WHAT YOU ARE ASKED TO DO
Starting at the first line of the listing below, repeat each line up to and including the one containing "(0,0) rectangle (1664,1152);". Leave out pictures.

AVAILABLE DATA
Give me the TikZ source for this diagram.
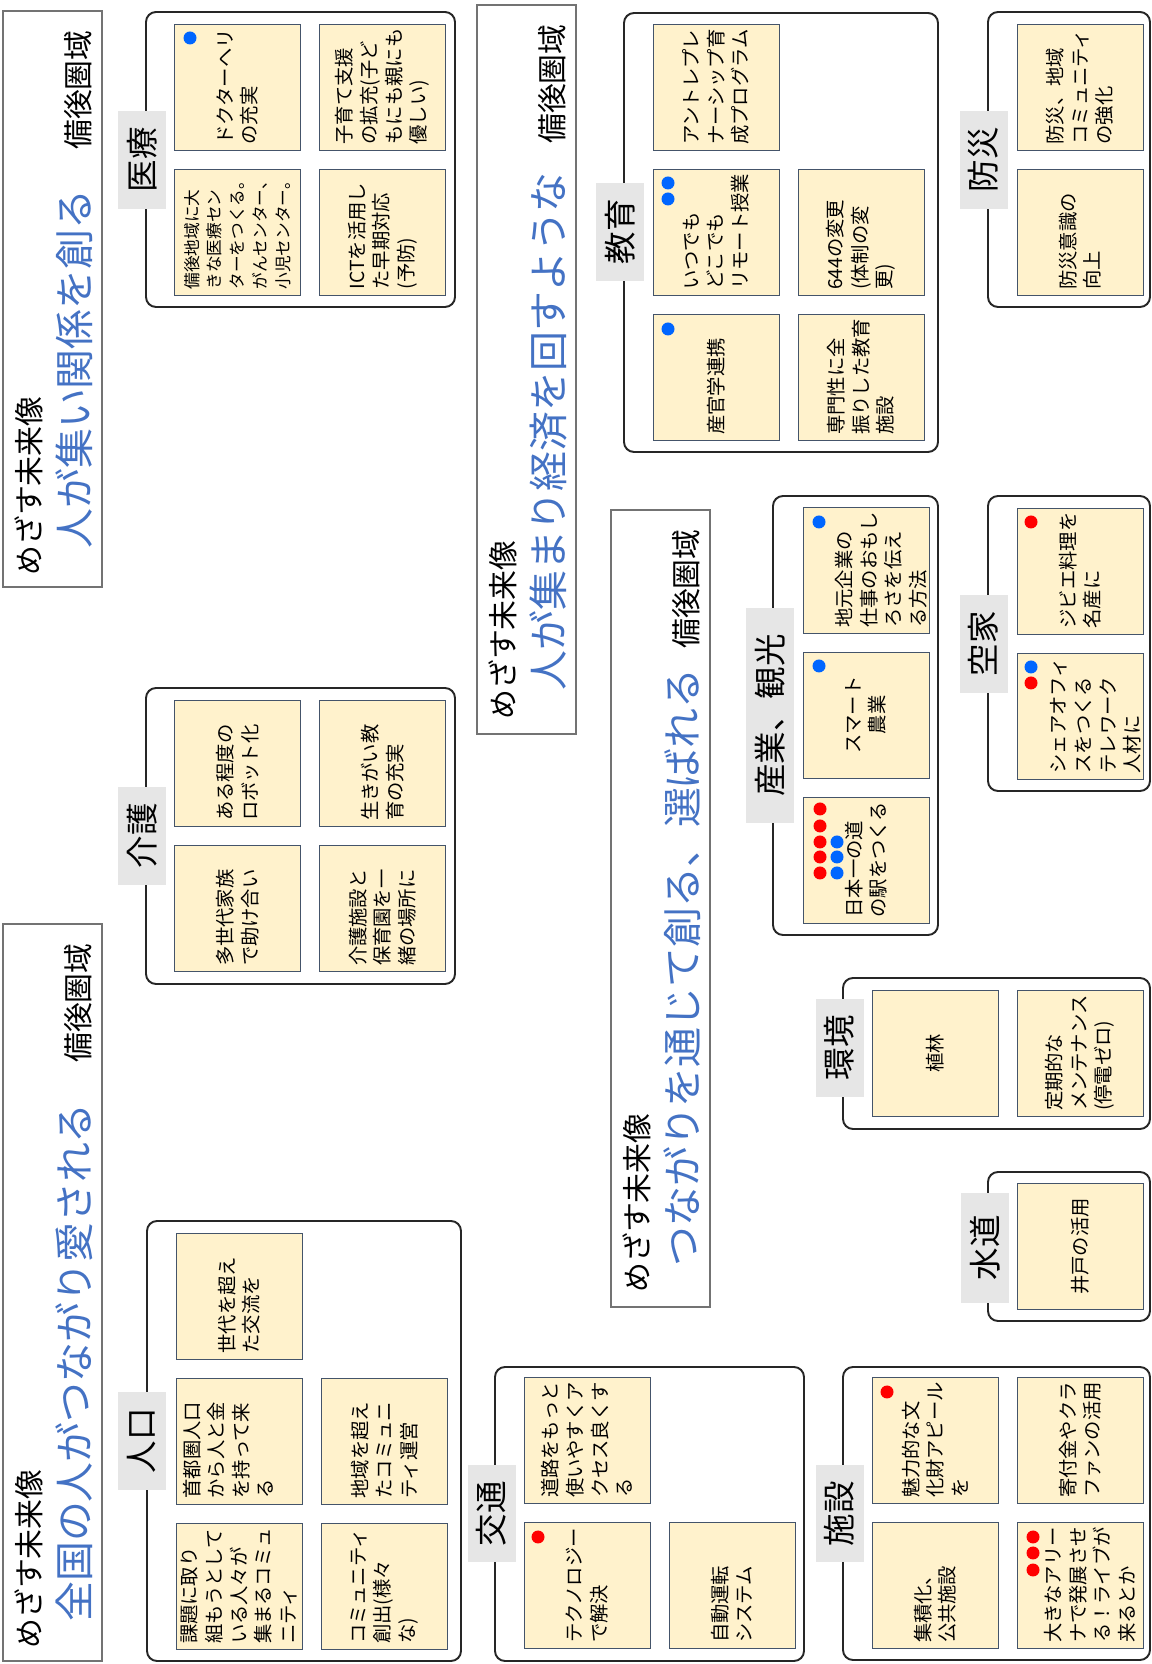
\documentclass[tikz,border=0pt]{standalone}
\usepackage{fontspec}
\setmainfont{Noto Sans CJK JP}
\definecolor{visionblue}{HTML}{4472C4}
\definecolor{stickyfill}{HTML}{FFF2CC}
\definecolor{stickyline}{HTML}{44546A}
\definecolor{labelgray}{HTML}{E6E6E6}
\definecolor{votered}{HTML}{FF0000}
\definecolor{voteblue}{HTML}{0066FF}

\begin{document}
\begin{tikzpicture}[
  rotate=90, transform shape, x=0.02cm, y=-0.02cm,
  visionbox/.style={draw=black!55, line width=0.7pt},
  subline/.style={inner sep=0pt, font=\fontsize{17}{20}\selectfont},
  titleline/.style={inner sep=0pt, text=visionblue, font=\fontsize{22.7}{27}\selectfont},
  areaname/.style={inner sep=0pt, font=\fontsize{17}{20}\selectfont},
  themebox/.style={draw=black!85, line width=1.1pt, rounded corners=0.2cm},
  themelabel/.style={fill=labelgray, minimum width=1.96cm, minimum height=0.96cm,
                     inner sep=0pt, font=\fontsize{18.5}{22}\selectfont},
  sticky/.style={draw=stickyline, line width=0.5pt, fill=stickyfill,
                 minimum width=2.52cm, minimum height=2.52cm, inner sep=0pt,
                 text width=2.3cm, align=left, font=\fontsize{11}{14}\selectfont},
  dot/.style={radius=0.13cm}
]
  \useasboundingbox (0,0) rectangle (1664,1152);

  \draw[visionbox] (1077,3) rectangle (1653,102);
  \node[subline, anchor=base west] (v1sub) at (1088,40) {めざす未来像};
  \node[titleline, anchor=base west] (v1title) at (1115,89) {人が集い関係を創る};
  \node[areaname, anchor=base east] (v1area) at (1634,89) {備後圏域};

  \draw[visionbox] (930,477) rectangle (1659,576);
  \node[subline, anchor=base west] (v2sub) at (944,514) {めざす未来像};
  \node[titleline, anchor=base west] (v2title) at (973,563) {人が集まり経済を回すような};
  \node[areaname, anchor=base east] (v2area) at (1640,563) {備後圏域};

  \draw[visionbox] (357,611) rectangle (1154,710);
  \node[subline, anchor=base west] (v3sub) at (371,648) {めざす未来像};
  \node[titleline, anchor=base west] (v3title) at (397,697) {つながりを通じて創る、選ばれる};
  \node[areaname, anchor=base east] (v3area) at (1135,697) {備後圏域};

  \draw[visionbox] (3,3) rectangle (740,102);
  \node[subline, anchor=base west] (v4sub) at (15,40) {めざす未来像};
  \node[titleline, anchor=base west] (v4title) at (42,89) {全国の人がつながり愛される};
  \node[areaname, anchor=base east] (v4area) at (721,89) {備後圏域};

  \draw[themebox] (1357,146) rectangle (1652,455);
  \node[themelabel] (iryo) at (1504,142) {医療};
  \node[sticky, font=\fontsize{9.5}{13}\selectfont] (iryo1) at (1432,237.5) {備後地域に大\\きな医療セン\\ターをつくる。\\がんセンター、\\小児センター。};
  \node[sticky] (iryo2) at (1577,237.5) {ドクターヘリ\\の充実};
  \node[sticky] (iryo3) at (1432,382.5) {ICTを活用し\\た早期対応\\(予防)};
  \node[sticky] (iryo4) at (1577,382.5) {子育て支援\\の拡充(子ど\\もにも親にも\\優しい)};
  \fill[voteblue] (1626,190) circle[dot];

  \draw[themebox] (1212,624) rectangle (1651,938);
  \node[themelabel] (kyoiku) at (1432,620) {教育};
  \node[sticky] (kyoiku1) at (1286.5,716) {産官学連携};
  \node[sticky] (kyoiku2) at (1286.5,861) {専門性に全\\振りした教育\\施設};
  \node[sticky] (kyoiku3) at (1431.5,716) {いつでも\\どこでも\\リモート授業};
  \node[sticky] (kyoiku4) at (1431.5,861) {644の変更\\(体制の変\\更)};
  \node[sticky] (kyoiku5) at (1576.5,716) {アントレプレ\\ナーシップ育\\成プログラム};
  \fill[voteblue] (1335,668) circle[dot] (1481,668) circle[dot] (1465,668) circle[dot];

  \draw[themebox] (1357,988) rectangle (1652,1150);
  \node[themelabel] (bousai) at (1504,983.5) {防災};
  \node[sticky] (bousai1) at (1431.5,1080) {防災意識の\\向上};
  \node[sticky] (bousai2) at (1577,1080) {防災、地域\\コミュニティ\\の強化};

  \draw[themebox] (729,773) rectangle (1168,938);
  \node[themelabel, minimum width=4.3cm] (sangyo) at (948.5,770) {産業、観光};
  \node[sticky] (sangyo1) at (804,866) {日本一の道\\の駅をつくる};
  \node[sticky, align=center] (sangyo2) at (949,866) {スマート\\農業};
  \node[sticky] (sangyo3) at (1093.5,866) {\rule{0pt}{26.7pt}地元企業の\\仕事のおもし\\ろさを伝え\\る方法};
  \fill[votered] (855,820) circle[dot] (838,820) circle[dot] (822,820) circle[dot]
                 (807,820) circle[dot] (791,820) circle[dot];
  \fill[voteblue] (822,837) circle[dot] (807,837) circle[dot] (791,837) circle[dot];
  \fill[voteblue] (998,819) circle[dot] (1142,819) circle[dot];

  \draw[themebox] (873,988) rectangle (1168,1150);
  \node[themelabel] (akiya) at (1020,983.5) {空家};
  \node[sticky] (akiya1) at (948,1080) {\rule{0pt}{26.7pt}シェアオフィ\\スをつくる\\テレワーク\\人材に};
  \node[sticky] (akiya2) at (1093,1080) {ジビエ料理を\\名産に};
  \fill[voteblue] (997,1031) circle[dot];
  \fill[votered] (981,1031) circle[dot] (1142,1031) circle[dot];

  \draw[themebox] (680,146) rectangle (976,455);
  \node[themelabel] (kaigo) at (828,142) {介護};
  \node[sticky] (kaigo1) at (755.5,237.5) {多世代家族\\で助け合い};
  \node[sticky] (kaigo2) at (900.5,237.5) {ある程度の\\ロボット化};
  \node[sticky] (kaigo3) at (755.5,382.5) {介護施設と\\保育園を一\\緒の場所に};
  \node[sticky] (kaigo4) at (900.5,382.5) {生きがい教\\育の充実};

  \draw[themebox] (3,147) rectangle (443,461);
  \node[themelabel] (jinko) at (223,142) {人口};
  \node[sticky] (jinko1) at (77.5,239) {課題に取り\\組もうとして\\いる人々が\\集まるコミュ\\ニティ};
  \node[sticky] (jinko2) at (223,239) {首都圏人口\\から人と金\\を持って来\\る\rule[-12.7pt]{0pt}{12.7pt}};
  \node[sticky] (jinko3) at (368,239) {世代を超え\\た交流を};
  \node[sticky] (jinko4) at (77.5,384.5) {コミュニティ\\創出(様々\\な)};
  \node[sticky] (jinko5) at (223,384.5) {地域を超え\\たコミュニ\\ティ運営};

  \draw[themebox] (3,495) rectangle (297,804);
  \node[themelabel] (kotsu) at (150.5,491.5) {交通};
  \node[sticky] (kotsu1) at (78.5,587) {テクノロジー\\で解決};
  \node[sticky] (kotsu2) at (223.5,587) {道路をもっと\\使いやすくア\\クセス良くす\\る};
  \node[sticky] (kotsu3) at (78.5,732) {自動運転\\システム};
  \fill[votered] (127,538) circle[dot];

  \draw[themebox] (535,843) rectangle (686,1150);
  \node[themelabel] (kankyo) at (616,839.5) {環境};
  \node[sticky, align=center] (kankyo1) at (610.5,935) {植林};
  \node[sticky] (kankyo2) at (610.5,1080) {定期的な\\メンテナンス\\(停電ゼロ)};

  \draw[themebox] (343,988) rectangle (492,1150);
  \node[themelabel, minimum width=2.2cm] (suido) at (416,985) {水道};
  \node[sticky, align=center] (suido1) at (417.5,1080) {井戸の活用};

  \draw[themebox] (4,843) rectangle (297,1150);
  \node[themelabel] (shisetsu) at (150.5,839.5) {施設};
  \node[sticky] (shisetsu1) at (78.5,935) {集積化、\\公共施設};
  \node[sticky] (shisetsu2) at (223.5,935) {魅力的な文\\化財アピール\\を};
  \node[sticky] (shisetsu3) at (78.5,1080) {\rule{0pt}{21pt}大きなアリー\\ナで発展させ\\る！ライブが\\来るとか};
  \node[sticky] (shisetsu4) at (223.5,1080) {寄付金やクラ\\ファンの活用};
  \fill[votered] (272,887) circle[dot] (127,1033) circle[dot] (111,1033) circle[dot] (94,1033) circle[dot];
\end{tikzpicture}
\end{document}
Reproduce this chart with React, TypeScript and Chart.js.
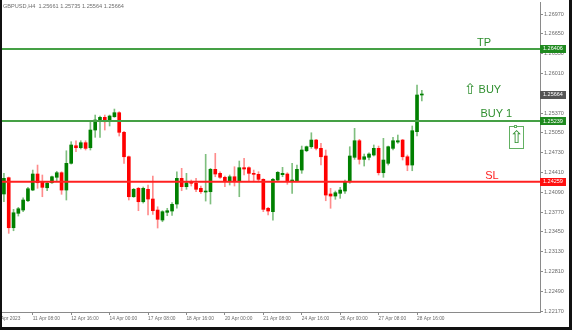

WRITTEN REPLY
Give me the TikZ source for this diagram.
\documentclass[tikz,border=0pt]{standalone}
\usepackage{fontspec}
\setmainfont{Noto Sans CJK JP}
\definecolor{visionblue}{HTML}{4472C4}
\definecolor{stickyfill}{HTML}{FFF2CC}
\definecolor{stickyline}{HTML}{44546A}
\definecolor{labelgray}{HTML}{E6E6E6}
\definecolor{votered}{HTML}{FF0000}
\definecolor{voteblue}{HTML}{0066FF}

\begin{document}
\begin{tikzpicture}[
  rotate=90, transform shape, x=0.02cm, y=-0.02cm,
  visionbox/.style={draw=black!55, line width=0.7pt},
  subline/.style={inner sep=0pt, font=\fontsize{17}{20}\selectfont},
  titleline/.style={inner sep=0pt, text=visionblue, font=\fontsize{22.7}{27}\selectfont},
  areaname/.style={inner sep=0pt, font=\fontsize{17}{20}\selectfont},
  themebox/.style={draw=black!85, line width=1.1pt, rounded corners=0.2cm},
  themelabel/.style={fill=labelgray, minimum width=1.96cm, minimum height=0.96cm,
                     inner sep=0pt, font=\fontsize{18.5}{22}\selectfont},
  sticky/.style={draw=stickyline, line width=0.5pt, fill=stickyfill,
                 minimum width=2.52cm, minimum height=2.52cm, inner sep=0pt,
                 text width=2.3cm, align=left, font=\fontsize{11}{14}\selectfont},
  dot/.style={radius=0.13cm}
]
  \useasboundingbox (0,0) rectangle (1664,1152);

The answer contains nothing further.